The woman looked up and met Catalina’s clear gaze.

“I think of you,” she said bluntly. “Even if no one else does. Even if that fool ambassador and that idiot the emissary does not. If the king does not order your marriage to the prince, then what is to become of you? If he will not let you go, if your parents do not insist on your return then what is going to happen? Is he just going to keep you forever? Are you a princess or a prisoner? It is nearly a year. Are you a hostage for the alliance with Spain? How long can you wait? You are seventeen—how long can you wait?”

“I am waiting,” Catalina said calmly. “Patiently. Until it is resolved.”

The duenna said nothing more, Catalina did not have the energy to argue. She knew that during this year of mourning for Arthur, she had been steadily pushed more and more to the margins of court life. Her claim to be a virgin had not produced a new betrothal as she had thought it would; it had made her yet more irrelevant. She was only summoned to court on the great occasions, and then she was dependent on the kindness of Queen Elizabeth.

The king’s mother, Lady Margaret, had no interest in the impoverished Spanish princess. She had not proved readily fertile, she now said she had never even been bedded, she was widowed and brought no more money into the royal treasury. She was of no use to the house of Tudor except as a bargaining counter in the continuing struggle with Spain. She might as well stay at her house in the Strand, as be summoned to court. Besides, My Lady the King’s Mother did not like the way that the new Prince of Wales looked at his widowed sister-in-law.

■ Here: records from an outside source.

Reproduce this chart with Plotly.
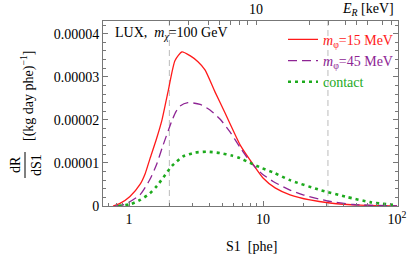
import math
import plotly.graph_objects as go

# ---- data ----
s1_red = [0.76, 0.857, 1.017, 1.208, 1.32, 1.434, 1.60, 1.763, 1.954, 2.205, 2.485, 2.851, 3.27, 3.69, 4.38, 5.21, 5.87, 6.74, 8.28, 10.0, 12.3, 15.9, 22.4, 31.6, 53.0, 100.0]
rate_red = [0.0, 0.06e-5, 0.22e-5, 0.50e-5, 0.75e-5, 1.10e-5, 1.55e-5, 2.00e-5, 2.65e-5, 3.38e-5, 3.58e-5, 3.49e-5, 3.35e-5, 3.16e-5, 2.65e-5, 2.16e-5, 1.81e-5, 1.42e-5, 1.00e-5, 0.65e-5, 0.42e-5, 0.26e-5, 0.14e-5, 0.07e-5, 0.02e-5, 0.003e-5]

s1_purple = [0.786, 0.933, 1.208, 1.434, 1.60, 1.79, 2.09, 2.24, 2.40, 2.75, 3.39, 4.02, 4.77, 5.67, 6.74, 8.0, 9.8, 11.9, 15.9, 19.9, 30.0, 47.0, 100.0]
rate_purple = [0.0, 0.04e-5, 0.26e-5, 0.62e-5, 0.95e-5, 1.40e-5, 1.98e-5, 2.19e-5, 2.32e-5, 2.40e-5, 2.36e-5, 2.23e-5, 2.02e-5, 1.72e-5, 1.36e-5, 1.03e-5, 0.75e-5, 0.57e-5, 0.37e-5, 0.26e-5, 0.12e-5, 0.035e-5, 0.005e-5]

s1_green = [0.83, 1.02, 1.21, 1.43, 1.62, 1.86, 2.09, 2.53, 3.11, 3.82, 4.77, 5.87, 6.74, 8.0, 9.8, 11.9, 15.9, 26.7, 42.1, 62.9, 96.7]
rate_green = [0.0, 0.04e-5, 0.14e-5, 0.29e-5, 0.47e-5, 0.72e-5, 0.93e-5, 1.15e-5, 1.24e-5, 1.26e-5, 1.23e-5, 1.17e-5, 1.11e-5, 1.00e-5, 0.88e-5, 0.78e-5, 0.60e-5, 0.37e-5, 0.21e-5, 0.09e-5, 0.02e-5]

series_names = ["<i>m</i><sub>φ</sub>=15 MeV", "<i>m</i><sub>φ</sub>=45 MeV", "contact"]
series_colors = ["#FF1A1A", "#8E2494", "#1DAA1D"]

x_tickvals = [1, 10, 100]
x_ticktext = ["1", "10", "10<sup>2</sup>"]
x_minor = [0.7, 0.8, 0.9, 2, 3, 4, 5, 6, 7, 8, 9, 20, 30, 40, 50, 60, 70, 80, 90]

y_tickvals = [0, 1e-5, 2e-5, 3e-5, 4e-5]
y_ticktext = ["0", "0.00001", "0.00002", "0.00003", "0.00004"]

# top axis: recoil energy ticks placed at their S1 positions
top_tick_s1 = [1.99, 2.80, 3.89, 4.77, 5.67, 6.72, 7.72, 8.88, 22.3, 30.6, 40.9, 49.6, 60.3, 77.6, 91.5]
top_label_s1 = 8.88
top_label_text = "10"

thresholds = [2.0, 30.5]

FONT = "Liberation Serif, Times New Roman, serif"
FRAME = "#777777"

fig = go.Figure()
fig.add_trace(go.Scatter(x=s1_red, y=rate_red, mode="lines", name="<span style='color:%s'>%s</span>" % (series_colors[0], series_names[0]),
                         line=dict(color=series_colors[0], width=1.3, shape="spline", smoothing=0.6)))
fig.add_trace(go.Scatter(x=s1_purple, y=rate_purple, mode="lines", name="<span style='color:%s'>%s</span>" % (series_colors[1], series_names[1]),
                         line=dict(color=series_colors[1], width=1.3, dash="9px,5px", shape="spline", smoothing=0.6)))
fig.add_trace(go.Scatter(x=s1_green, y=rate_green, mode="lines", name="<span style='color:%s'>%s</span>" % (series_colors[2], series_names[2]),
                         line=dict(color=series_colors[2], width=2.6, dash="3px,4px", shape="spline", smoothing=0.6)))
# invisible trace to carry the top axis
fig.add_trace(go.Scatter(x=[1, 10], y=[None, None], xaxis="x2", showlegend=False, hoverinfo="skip"))

for t in thresholds:
    fig.add_shape(type="line", xref="x", yref="paper", x0=t, x1=t, y0=0, y1=1,
                  line=dict(color="#BBBBBB", width=1, dash="6px,4px"), layer="below")

xr = [-0.194, 2.007]
fig.update_layout(
    width=407, height=256,
    autosize=False,
    margin=dict(l=103, r=9, t=21, b=50, pad=0, autoexpand=False),
    paper_bgcolor="white", plot_bgcolor="white",
    font=dict(family=FONT, size=14, color="black"),
    showlegend=True,
    legend=dict(x=1.0, y=0.985, xanchor="right", yanchor="top", bgcolor="rgba(0,0,0,0)",
                font=dict(size=14, family=FONT), tracegroupgap=0, itemwidth=30),
    xaxis=dict(type="log", range=xr, showgrid=False, zeroline=False, automargin=False,
               showline=True, linecolor=FRAME, linewidth=1, mirror=False,
               ticks="inside", ticklen=5, tickcolor=FRAME,
               tickmode="array", tickvals=x_tickvals, ticktext=x_ticktext,
               minor=dict(ticks="inside", ticklen=3, tickcolor=FRAME, tickmode="array", tickvals=x_minor)),
    xaxis2=dict(type="log", range=xr, overlaying="x", side="top", anchor="y", automargin=False,
                showgrid=False, zeroline=False, showline=True, linecolor=FRAME, linewidth=1,
                ticks="inside", ticklen=4, tickcolor=FRAME, showticklabels=False,
                tickmode="array", tickvals=top_tick_s1),
    yaxis=dict(range=[0, 4.295e-5], showgrid=False, zeroline=False, automargin=False,
               showline=True, linecolor=FRAME, linewidth=1, mirror="ticks",
               ticks="inside", ticklen=5, tickcolor=FRAME,
               tickmode="array", tickvals=y_tickvals, ticktext=y_ticktext,
               minor=dict(ticks="inside", ticklen=3, tickcolor=FRAME, dtick=2e-6, tick0=0)),
)

# helpers: pixel in the 407x256 picture -> paper coordinates
def px(x):
    return (x - 103) / 295.0

def py(y):
    return (206 - y) / 185.0

ann = [
    dict(x=px(113), y=py(34), xanchor="left", yanchor="middle",
         text="LUX,  <i>m</i><sub><i>χ</i></sub>=100 GeV"),
    dict(x=px(396), y=py(9), xanchor="right", yanchor="middle",
         text="<i>E</i><sub><i>R</i></sub> [keV]"),
    dict(x=math.log10(top_label_s1), xref="x", y=py(9), xanchor="center", yanchor="middle",
         text=top_label_text),
    dict(x=px(251), y=py(246), xanchor="center", yanchor="middle", text="S1  [phe]"),
    dict(x=px(27), y=py(96), xanchor="center", yanchor="middle", textangle=-90,
         text="[(kg day phe)<sup>−1</sup>]"),
    dict(x=px(15), y=py(165), xanchor="center", yanchor="middle", textangle=-90, text="dR"),
    dict(x=px(36), y=py(165), xanchor="center", yanchor="middle", textangle=-90, text="dS1"),
]
for a in ann:
    a.setdefault("xref", "paper")
    a.update(yref="paper", showarrow=False, font=dict(family=FONT, size=14, color="black"))
    fig.add_annotation(**a)

fig.add_shape(type="line", xref="paper", yref="paper", x0=px(25), x1=px(25), y0=py(152), y1=py(178),
              line=dict(color="black", width=1))

# remove the page's default 8px body margin so the figure fills the window exactly
fig.write_html("out.html", config={"displayModeBar": False},
               post_script="document.body.style.margin='0';document.body.style.overflow='hidden';")
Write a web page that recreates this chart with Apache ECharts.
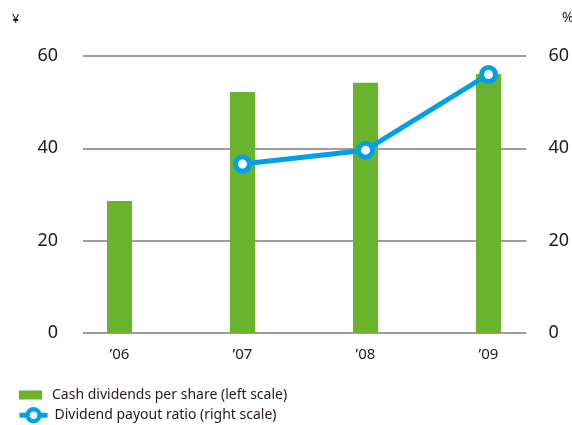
<!DOCTYPE html>
<html>
<head>
<meta charset="utf-8">
<script src="https://cdn.jsdelivr.net/npm/echarts@6/dist/echarts.min.js"></script>
<style>
  html, body { margin: 0; padding: 0; background: #fff; }
  #chart { width: 572px; height: 425px; }
</style>
</head>
<body>
<div id="chart"></div>
<script>
// Fiscal years
const years = ['’06', '’07', '’08', '’09'];
// Cash dividends per share, yen (left scale)
const cashDividends = [28.6, 52.2, 54.2, 56.1];
// Dividend payout ratio, % (right scale); no value for '06
const payoutRatio = [null, 36.6, 39.6, 56.0];
// Tick values shared by both scales
const scaleMin = 0, scaleMax = 60, scaleStep = 20;

const barName = 'Cash dividends per share (left scale)';
const lineName = 'Dividend payout ratio (right scale)';

const GREEN = '#6ab42d';
const BLUE = '#00a0e9';
const TEXT = '#231815';
const FONT = '"Noto Sans", "Open Sans", sans-serif';

const chart = echarts.init(document.getElementById('chart'), null, { renderer: 'canvas' });

chart.setOption({
  animation: false,
  textStyle: { fontFamily: FONT, color: TEXT },
  grid: [
    // grid 0: bars, line and year labels
    { left: 58, right: 22, top: 56, bottom: 92 },
    // grid 1: scale lines and tick labels
    { left: 83, right: 42, top: 56, bottom: 92 }
  ],
  xAxis: [
    {
      type: 'category', gridIndex: 0, data: years, boundaryGap: true,
      axisLine: { show: false }, axisTick: { show: false },
      axisLabel: { fontSize: 15, color: TEXT, margin: 14, fontFamily: FONT }
    },
    {
      type: 'value', gridIndex: 1, min: 0, max: 1, show: false
    }
  ],
  yAxis: [
    { type: 'value', gridIndex: 0, min: scaleMin, max: scaleMax, show: false },
    { type: 'value', gridIndex: 0, min: scaleMin, max: scaleMax, show: false },
    {
      type: 'value', gridIndex: 1, position: 'left',
      min: scaleMin, max: scaleMax, interval: scaleStep,
      axisLine: { show: false }, axisTick: { show: false },
      axisLabel: { fontSize: 18, color: TEXT, margin: 25, fontFamily: FONT },
      splitLine: { show: true, lineStyle: { color: '#7d7d7d', width: 1.5 } }
    },
    {
      type: 'value', gridIndex: 1, position: 'right',
      min: scaleMin, max: scaleMax, interval: scaleStep,
      axisLine: { show: false }, axisTick: { show: false },
      axisLabel: { fontSize: 18, color: TEXT, margin: 22, fontFamily: FONT },
      splitLine: { show: false }
    }
  ],
  legend: [
    {
      data: [{ name: barName, icon: 'rect' }],
      orient: 'vertical', left: 14, top: 383,
      itemWidth: 23, itemHeight: 9,
      textStyle: { fontSize: 14, color: TEXT, fontFamily: FONT, padding: [0, 0, 0, 5] }
    },
    {
      data: [{
        name: lineName,
        lineStyle: { width: 5, color: BLUE },
        itemStyle: { color: '#fff', borderColor: BLUE, borderWidth: 4.5 }
      }],
      orient: 'vertical', left: 12, top: 402,
      itemWidth: 28, itemHeight: 15,
      textStyle: { fontSize: 14, color: TEXT, fontFamily: FONT, padding: [0, 0, 0, 2] }
    }
  ],
  graphic: [
    { type: 'text', left: 12, top: 13, style: { text: '¥', fontSize: 13, fill: TEXT, fontFamily: FONT } },
    { type: 'text', left: 562, top: 11, style: { text: '%', fontSize: 14, fill: TEXT, fontFamily: FONT } }
  ],
  series: [
    {
      name: barName, type: 'bar', xAxisIndex: 0, yAxisIndex: 0,
      data: cashDividends, barWidth: 25,
      itemStyle: { color: GREEN }, z: 3
    },
    {
      name: lineName, type: 'line', xAxisIndex: 0, yAxisIndex: 1,
      data: payoutRatio, connectNulls: false,
      symbol: 'circle', symbolSize: 14, showAllSymbol: true,
      lineStyle: { color: BLUE, width: 5 },
      itemStyle: { color: '#fff', borderColor: BLUE, borderWidth: 5 },
      z: 4
    }
  ]
});
</script>
</body>
</html>
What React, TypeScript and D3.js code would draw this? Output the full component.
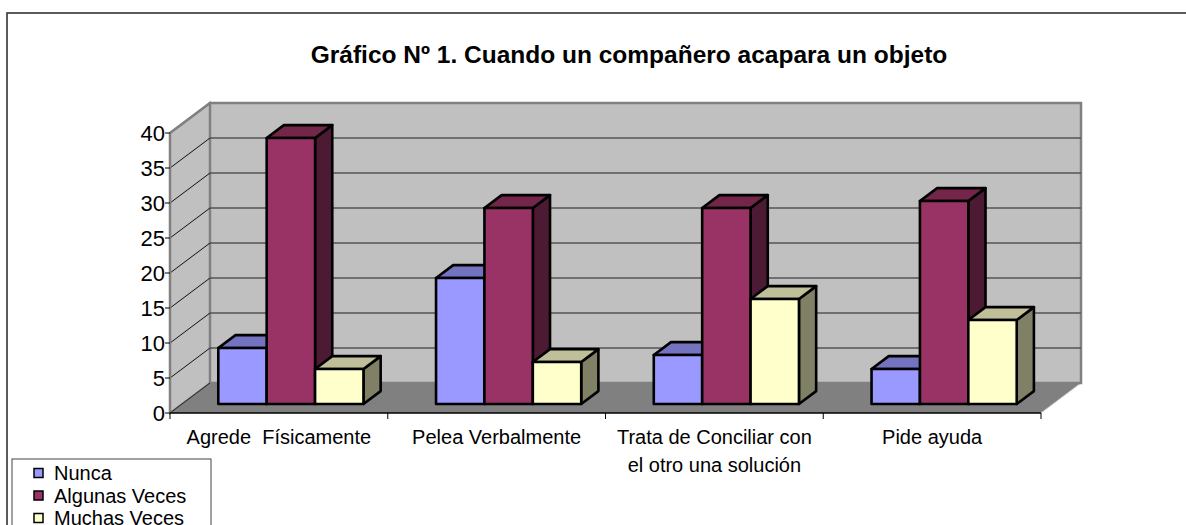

Whenever Prince Harry met her, he fixed his eyes on her with puppylike devotion. My Lady the King’s Mother had privately decided that she would keep them apart. She thought that the girl smiled on the young prince too warmly, she thought she encouraged his boyish adoration to serve her own foreign vanity. My Lady the King’s Mother was resentful of anyone’s influence on the only surviving son and heir. Also, she mistrusted Catalina. Why would the young widow encourage a brother-in-law who was nearly six years her junior? What did she hope to gain from his friendship? Surely she knew that he was kept as close as a child: bedded in his father’s rooms, chaperoned night and day, constantly supervised? What did the Spanish widow hope to achieve by sending him books, teaching him Spanish, laughing at his accent and watching him ride at the quintain, as if he were in training as her knight errant?

Nothing would come of it. Nothing could come of it. But My Lady the King’s Mother would allow no one to be intimate with Harry but herself, and she ruled that Catalina’s visits to court were to be rare and brief.

The king himself was kind enough to Catalina when he saw her, but she felt him eye her as if she were some sort of treasure that he had purloined. She always felt with him as if she were some sort of trophy—not a young woman of seventeen years old, wholly dependent on his honor, his daughter by marriage.

If she could have brought herself to speak of Arthur to her mother-in-law or to the king then perhaps they would have sought her out to share their grief. But she could not use his name to curry favor with them. Even a year since his death, she could not think of him without a tightness in her chest which was so great that she thought it could stop her breathing for very grief. She still could not say his name out loud. She certainly could not play on her grief to help her at court.

“But what will happen?” Doña Elvira continued.

Catalina turned her head away. “I don’t know,” she said shortly.

“Perhaps if the queen has another son with this baby, the king will send us back to Spain,” the duenna pursued.

Catalina nodded. “Perhaps.”

The duenna knew her well enough to recognize Catalina’s silent determination. “Your trouble is that you still don’t want to go,” she whispered. “The king may keep you as a hostage against the dowry money, your parents may let you stay; but if you insisted you could get home. You still think you can make them marry you to Harry; but if that was going to happen you would be betrothed by now. You have to give up. We have been here a year now and you make no progress. You will trap us all here while you are defeated.”